--- start Available data ---
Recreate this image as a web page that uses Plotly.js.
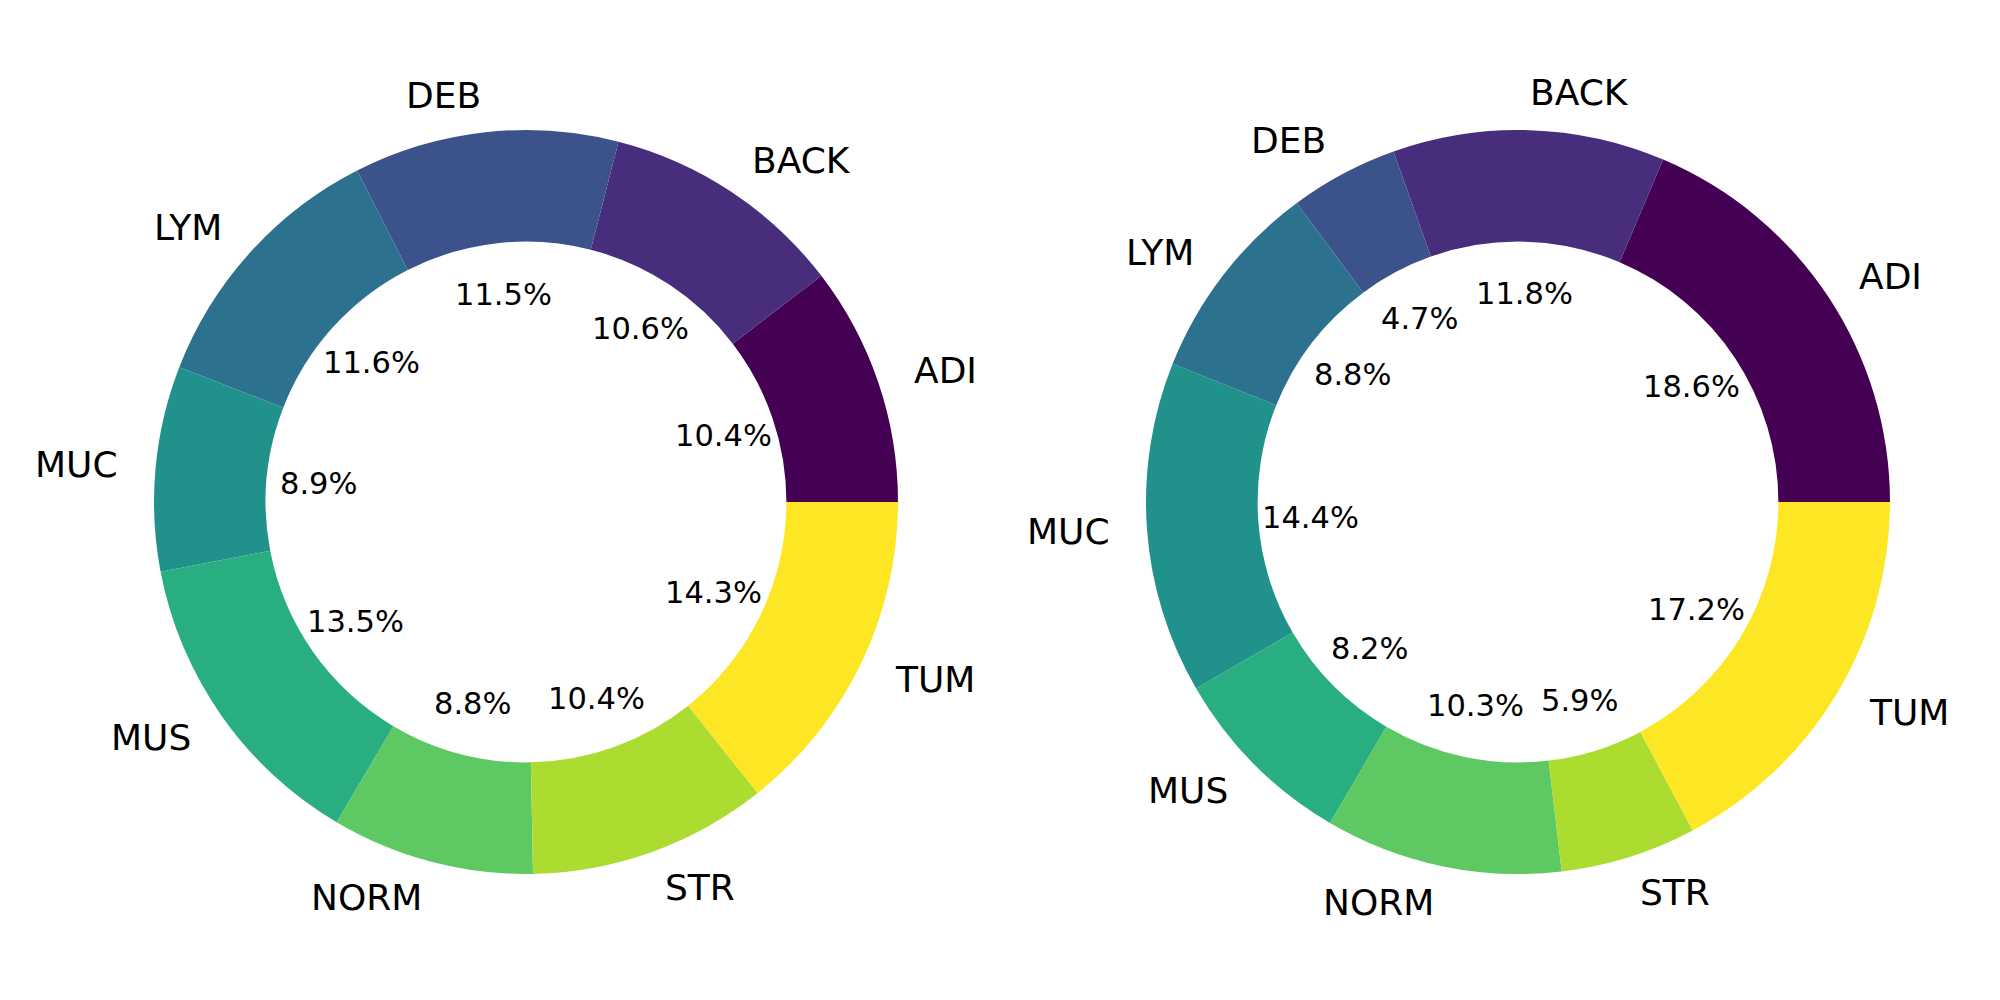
<!DOCTYPE html>
<html>
<head>
<meta charset="utf-8">
<script src="https://cdn.plot.ly/plotly-3.0.1.min.js"></script>
<style>
body { margin: 0; background: #fff; }
#chart { width: 2000px; height: 1000px; }
</style>
</head>
<body>
<div id="chart"></div>
<script>
var classes = ['ADI', 'BACK', 'DEB', 'LYM', 'MUC', 'MUS', 'NORM', 'STR', 'TUM'];
var left_values = [10.4, 10.6, 11.5, 11.6, 8.9, 13.5, 8.8, 10.4, 14.3];
var right_values = [18.6, 11.8, 4.7, 8.8, 14.4, 8.2, 10.3, 5.9, 17.2];
var viridis = ['#440154', '#472d7b', '#3b528b', '#2c728e', '#21918c',
               '#28ae80', '#5ec962', '#addc30', '#fde725'];

// figure geometry (pixels)
var W = 2000, H = 1000;
var R = 372;
var centers = [[526, 502], [1518, 502]];
var label_dist = 1.1, pct_dist = 0.56;

function sum(a){
    var t = 0;
    for(var i = 0; i < a.length; i++) t += a[i];
    return t;
}

function make_pie(values, c){
    // plotly puts the first counterclockwise slice on the clockwise side of
    // 'rotation', so shift it to make ADI start at 3 o'clock and go up
    var first_deg = 360 * values[0] / sum(values);
    return {
        type: 'pie',
        labels: classes,
        values: values,
        sort: false,
        direction: 'counterclockwise',
        rotation: 90 - first_deg,
        hole: 0.7,
        textinfo: 'none',
        hoverinfo: 'label+percent',
        marker: {colors: viridis, line: {width: 0}},
        domain: {
            x: [(c[0] - R) / W, (c[0] + R) / W],
            y: [1 - (c[1] + R) / H, 1 - (c[1] - R) / H]
        }
    };
}

// label and percent texts, placed like matplotlib's pie()
function make_texts(values, c){
    var out = [];
    var total = sum(values);
    var start = 0;
    for(var i = 0; i < values.length; i++){
        var frac = values[i] / total;
        var mid = (start + frac / 2) * 2 * Math.PI;
        start += frac;
        var cs = Math.cos(mid), sn = Math.sin(mid);

        out.push({
            x: (c[0] + label_dist * R * cs) / W,
            y: 1 - (c[1] - label_dist * R * sn) / H,
            xref: 'paper', yref: 'paper',
            text: classes[i],
            showarrow: false,
            borderpad: 0, borderwidth: 0,
            xanchor: cs > 0 ? 'left' : 'right',
            yanchor: 'middle',
            font: {family: 'DejaVu Sans', size: 36, color: '#000'}
        });
        out.push({
            x: (c[0] + pct_dist * R * cs) / W,
            y: 1 - (c[1] - pct_dist * R * sn) / H,
            xref: 'paper', yref: 'paper',
            text: (frac * 100).toFixed(1) + '%',
            showarrow: false,
            borderpad: 0, borderwidth: 0,
            xanchor: 'center',
            yanchor: 'middle',
            font: {family: 'DejaVu Sans', size: 30.5, color: '#000'}
        });
    }
    return out;
}

var data = [make_pie(left_values, centers[0]), make_pie(right_values, centers[1])];

var layout = {
    width: W,
    height: H,
    margin: {l: 0, r: 0, t: 0, b: 0},
    paper_bgcolor: '#fff',
    showlegend: false,
    annotations: make_texts(left_values, centers[0]).concat(make_texts(right_values, centers[1]))
};

Plotly.newPlot('chart', data, layout, {displayModeBar: false, staticPlot: true});
</script>
</body>
</html>
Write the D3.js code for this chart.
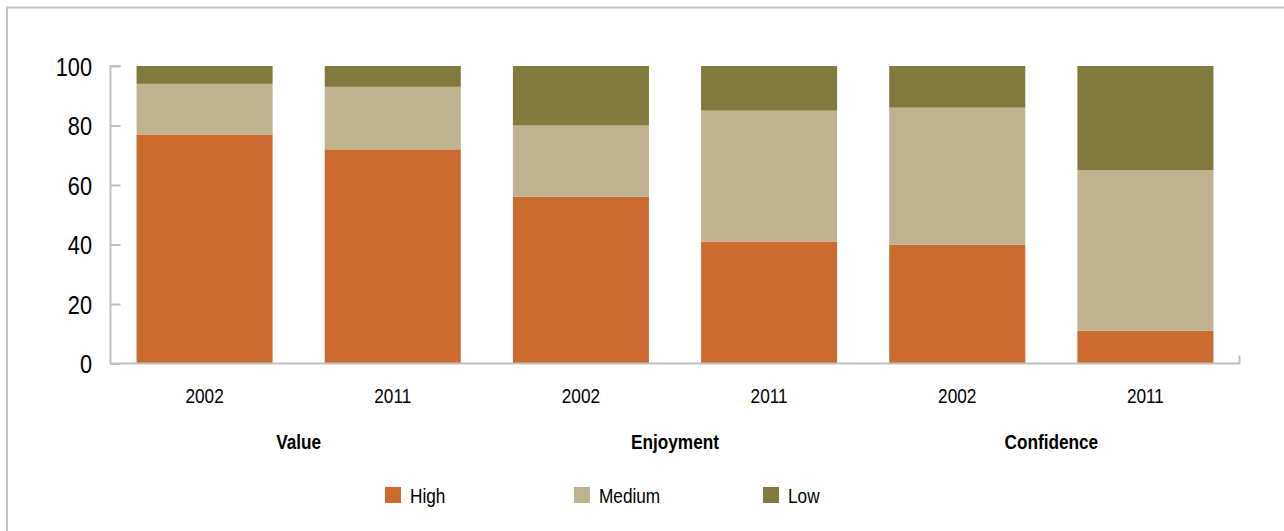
<!DOCTYPE html>
<html>
<head>
<meta charset="utf-8">
<script src="https://cdn.jsdelivr.net/npm/d3@7"></script>
<style>
  html, body { margin: 0; padding: 0; background: #fff; }
  svg { display: block; }
  text { font-family: "Liberation Sans", Arial, sans-serif; fill: #000; }
</style>
</head>
<body>
<svg id="chart" width="1284" height="531"></svg>
<script>
// Survey categories, each measured in two years
const groups = ["Value", "Enjoyment", "Confidence"];
const years = ["2002", "2011"];
const seriesNames = ["High", "Medium", "Low"];
const seriesColors = ["#CB6B2F", "#BFB28E", "#807A3E"];

// Percentage shares per bar (Value 2002, Value 2011, Enjoyment 2002, ...)
const high   = [77, 72, 56, 41, 40, 11];
const medium = [17, 21, 24, 44, 46, 54];
const low    = [6, 7, 20, 15, 14, 35];

const yTicks = [0, 20, 40, 60, 80, 100];

const bars = [];
groups.forEach((g, gi) => years.forEach((yr, yi) => {
  const i = gi * years.length + yi;
  bars.push({ key: i, group: g, year: yr, High: high[i], Medium: medium[i], Low: low[i] });
}));

const svg = d3.select("#chart");
const W = 1284, H = 531;
const narrow = 0.82; // condensed lettering

// Outer frame
svg.append("path")
  .attr("d", `M7,${H} V7.5 H${W}`)
  .attr("fill", "none")
  .attr("stroke", "#c4c4c4")
  .attr("stroke-width", 2);

const plotLeft = 110.5, plotRight = 1239.5, plotTop = 66, plotBottom = 363.5;

const x = d3.scaleBand()
  .domain(bars.map(d => d.key))
  .range([plotLeft, plotRight])
  .paddingInner(0.277)
  .paddingOuter(0.1385);

const y = d3.scaleLinear().domain([0, 100]).range([plotBottom, plotTop]);

const stack = d3.stack().keys(seriesNames);
const layers = stack(bars);
const color = d3.scaleOrdinal().domain(seriesNames).range(seriesColors);

svg.append("g").selectAll("g")
  .data(layers)
  .join("g")
  .attr("fill", d => color(d.key))
  .selectAll("rect")
  .data(d => d)
  .join("rect")
  .attr("x", d => x(d.data.key))
  .attr("width", x.bandwidth())
  .attr("y", d => y(d[1]))
  .attr("height", d => y(d[0]) - y(d[1]));

// Y axis with inward ticks
const yAxis = svg.append("g")
  .attr("transform", `translate(${plotLeft},0)`)
  .call(d3.axisRight(y).tickValues(yTicks).tickSize(10).tickFormat(""));
yAxis.select(".domain").attr("stroke", "#bfbfbf").attr("stroke-width", 2)
  .attr("d", `M10,${plotTop}H0V${plotBottom}`);
yAxis.selectAll(".tick line").attr("stroke", "#bfbfbf").attr("stroke-width", 2);

const place = (px, py) => `translate(${px},${py}) scale(${narrow},1)`;

svg.append("g").selectAll("text")
  .data(yTicks)
  .join("text")
  .attr("transform", d => place(92, y(d) + 9.5))
  .attr("text-anchor", "end")
  .attr("font-size", 26.5)
  .text(d => d);

// X axis baseline with end tick
svg.append("path")
  .attr("d", `M${plotLeft},${plotBottom}H${plotRight}V${plotBottom - 8}`)
  .attr("fill", "none")
  .attr("stroke", "#bfbfbf")
  .attr("stroke-width", 2);

// Year labels
svg.append("g").selectAll("text")
  .data(bars)
  .join("text")
  .attr("transform", d => place(x(d.key) + x.bandwidth() / 2, 403))
  .attr("text-anchor", "middle")
  .attr("font-size", 21)
  .text(d => d.year);

// Group labels
svg.append("g").selectAll("text")
  .data(groups)
  .join("text")
  .attr("transform", (g, gi) => {
    const a = x(gi * 2), b = x(gi * 2 + 1) + x.bandwidth();
    return place((a + b) / 2, 449);
  })
  .attr("text-anchor", "middle")
  .attr("font-size", 21)
  .attr("font-weight", "bold")
  .text(d => d);

// Legend
const legend = svg.append("g").selectAll("g")
  .data(seriesNames)
  .join("g")
  .attr("transform", (d, i) => `translate(${385 + i * 189},487)`);
legend.append("rect")
  .attr("width", 16).attr("height", 16)
  .attr("fill", d => color(d));
legend.append("text")
  .attr("transform", place(25, 16))
  .attr("font-size", 21)
  .text(d => d);
</script>
</body>
</html>
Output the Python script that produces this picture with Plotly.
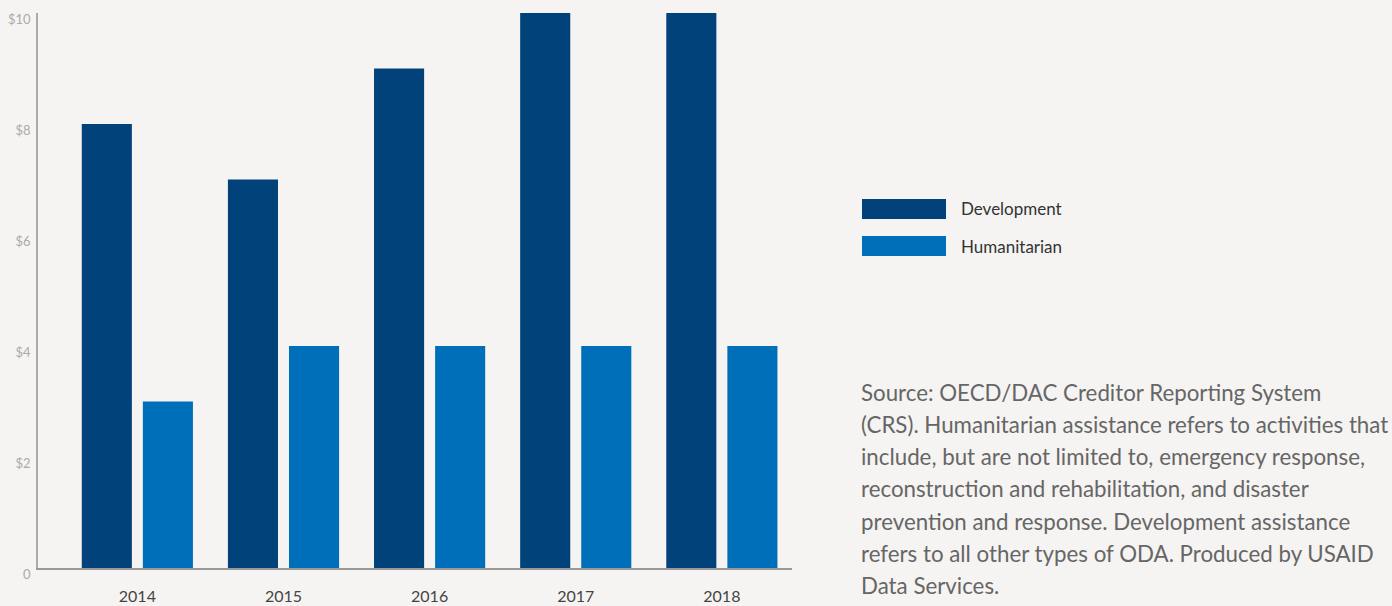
--- end Available data ---
Omit all pictures while transcribing the entries verbatim.

▸ Exercise result:
Recreate this image as a web page that uses Plotly.js.
<!DOCTYPE html>
<html>
<head>
<meta charset="utf-8">
<script src="https://cdn.plot.ly/plotly-3.0.1.min.js"></script>
<style>
body { margin: 0; background: #fff; }
#chart { width: 2000px; height: 1000px; }
</style>
</head>
<body>
<div id="chart"></div>
<script>
var classes = ['ADI', 'BACK', 'DEB', 'LYM', 'MUC', 'MUS', 'NORM', 'STR', 'TUM'];
var left_values = [10.4, 10.6, 11.5, 11.6, 8.9, 13.5, 8.8, 10.4, 14.3];
var right_values = [18.6, 11.8, 4.7, 8.8, 14.4, 8.2, 10.3, 5.9, 17.2];
var viridis = ['#440154', '#472d7b', '#3b528b', '#2c728e', '#21918c',
               '#28ae80', '#5ec962', '#addc30', '#fde725'];

// figure geometry (pixels)
var W = 2000, H = 1000;
var R = 372;
var centers = [[526, 502], [1518, 502]];
var label_dist = 1.1, pct_dist = 0.56;

function sum(a){
    var t = 0;
    for(var i = 0; i < a.length; i++) t += a[i];
    return t;
}

function make_pie(values, c){
    // plotly puts the first counterclockwise slice on the clockwise side of
    // 'rotation', so shift it to make ADI start at 3 o'clock and go up
    var first_deg = 360 * values[0] / sum(values);
    return {
        type: 'pie',
        labels: classes,
        values: values,
        sort: false,
        direction: 'counterclockwise',
        rotation: 90 - first_deg,
        hole: 0.7,
        textinfo: 'none',
        hoverinfo: 'label+percent',
        marker: {colors: viridis, line: {width: 0}},
        domain: {
            x: [(c[0] - R) / W, (c[0] + R) / W],
            y: [1 - (c[1] + R) / H, 1 - (c[1] - R) / H]
        }
    };
}

// label and percent texts, placed like matplotlib's pie()
function make_texts(values, c){
    var out = [];
    var total = sum(values);
    var start = 0;
    for(var i = 0; i < values.length; i++){
        var frac = values[i] / total;
        var mid = (start + frac / 2) * 2 * Math.PI;
        start += frac;
        var cs = Math.cos(mid), sn = Math.sin(mid);

        out.push({
            x: (c[0] + label_dist * R * cs) / W,
            y: 1 - (c[1] - label_dist * R * sn) / H,
            xref: 'paper', yref: 'paper',
            text: classes[i],
            showarrow: false,
            borderpad: 0, borderwidth: 0,
            xanchor: cs > 0 ? 'left' : 'right',
            yanchor: 'middle',
            font: {family: 'DejaVu Sans', size: 36, color: '#000'}
        });
        out.push({
            x: (c[0] + pct_dist * R * cs) / W,
            y: 1 - (c[1] - pct_dist * R * sn) / H,
            xref: 'paper', yref: 'paper',
            text: (frac * 100).toFixed(1) + '%',
            showarrow: false,
            borderpad: 0, borderwidth: 0,
            xanchor: 'center',
            yanchor: 'middle',
            font: {family: 'DejaVu Sans', size: 30.5, color: '#000'}
        });
    }
    return out;
}

var data = [make_pie(left_values, centers[0]), make_pie(right_values, centers[1])];

var layout = {
    width: W,
    height: H,
    margin: {l: 0, r: 0, t: 0, b: 0},
    paper_bgcolor: '#fff',
    showlegend: false,
    annotations: make_texts(left_values, centers[0]).concat(make_texts(right_values, centers[1]))
};

Plotly.newPlot('chart', data, layout, {displayModeBar: false, staticPlot: true});
</script>
</body>
</html>
Write the D3.js code for this chart.
<!DOCTYPE html>
<html>
<head>
<meta charset="utf-8">
<script src="https://cdn.jsdelivr.net/npm/d3@7"></script>
<style>
  html, body { margin: 0; padding: 0; background: #fff; }
  svg { display: block; }
  text { font-family: "Liberation Sans", Arial, sans-serif; fill: #000; }
</style>
</head>
<body>
<svg id="chart" width="1284" height="531"></svg>
<script>
// Survey categories, each measured in two years
const groups = ["Value", "Enjoyment", "Confidence"];
const years = ["2002", "2011"];
const seriesNames = ["High", "Medium", "Low"];
const seriesColors = ["#CB6B2F", "#BFB28E", "#807A3E"];

// Percentage shares per bar (Value 2002, Value 2011, Enjoyment 2002, ...)
const high   = [77, 72, 56, 41, 40, 11];
const medium = [17, 21, 24, 44, 46, 54];
const low    = [6, 7, 20, 15, 14, 35];

const yTicks = [0, 20, 40, 60, 80, 100];

const bars = [];
groups.forEach((g, gi) => years.forEach((yr, yi) => {
  const i = gi * years.length + yi;
  bars.push({ key: i, group: g, year: yr, High: high[i], Medium: medium[i], Low: low[i] });
}));

const svg = d3.select("#chart");
const W = 1284, H = 531;
const narrow = 0.82; // condensed lettering

// Outer frame
svg.append("path")
  .attr("d", `M7,${H} V7.5 H${W}`)
  .attr("fill", "none")
  .attr("stroke", "#c4c4c4")
  .attr("stroke-width", 2);

const plotLeft = 110.5, plotRight = 1239.5, plotTop = 66, plotBottom = 363.5;

const x = d3.scaleBand()
  .domain(bars.map(d => d.key))
  .range([plotLeft, plotRight])
  .paddingInner(0.277)
  .paddingOuter(0.1385);

const y = d3.scaleLinear().domain([0, 100]).range([plotBottom, plotTop]);

const stack = d3.stack().keys(seriesNames);
const layers = stack(bars);
const color = d3.scaleOrdinal().domain(seriesNames).range(seriesColors);

svg.append("g").selectAll("g")
  .data(layers)
  .join("g")
  .attr("fill", d => color(d.key))
  .selectAll("rect")
  .data(d => d)
  .join("rect")
  .attr("x", d => x(d.data.key))
  .attr("width", x.bandwidth())
  .attr("y", d => y(d[1]))
  .attr("height", d => y(d[0]) - y(d[1]));

// Y axis with inward ticks
const yAxis = svg.append("g")
  .attr("transform", `translate(${plotLeft},0)`)
  .call(d3.axisRight(y).tickValues(yTicks).tickSize(10).tickFormat(""));
yAxis.select(".domain").attr("stroke", "#bfbfbf").attr("stroke-width", 2)
  .attr("d", `M10,${plotTop}H0V${plotBottom}`);
yAxis.selectAll(".tick line").attr("stroke", "#bfbfbf").attr("stroke-width", 2);

const place = (px, py) => `translate(${px},${py}) scale(${narrow},1)`;

svg.append("g").selectAll("text")
  .data(yTicks)
  .join("text")
  .attr("transform", d => place(92, y(d) + 9.5))
  .attr("text-anchor", "end")
  .attr("font-size", 26.5)
  .text(d => d);

// X axis baseline with end tick
svg.append("path")
  .attr("d", `M${plotLeft},${plotBottom}H${plotRight}V${plotBottom - 8}`)
  .attr("fill", "none")
  .attr("stroke", "#bfbfbf")
  .attr("stroke-width", 2);

// Year labels
svg.append("g").selectAll("text")
  .data(bars)
  .join("text")
  .attr("transform", d => place(x(d.key) + x.bandwidth() / 2, 403))
  .attr("text-anchor", "middle")
  .attr("font-size", 21)
  .text(d => d.year);

// Group labels
svg.append("g").selectAll("text")
  .data(groups)
  .join("text")
  .attr("transform", (g, gi) => {
    const a = x(gi * 2), b = x(gi * 2 + 1) + x.bandwidth();
    return place((a + b) / 2, 449);
  })
  .attr("text-anchor", "middle")
  .attr("font-size", 21)
  .attr("font-weight", "bold")
  .text(d => d);

// Legend
const legend = svg.append("g").selectAll("g")
  .data(seriesNames)
  .join("g")
  .attr("transform", (d, i) => `translate(${385 + i * 189},487)`);
legend.append("rect")
  .attr("width", 16).attr("height", 16)
  .attr("fill", d => color(d));
legend.append("text")
  .attr("transform", place(25, 16))
  .attr("font-size", 21)
  .text(d => d);
</script>
</body>
</html>
Output the Python script that produces this picture with Plotly.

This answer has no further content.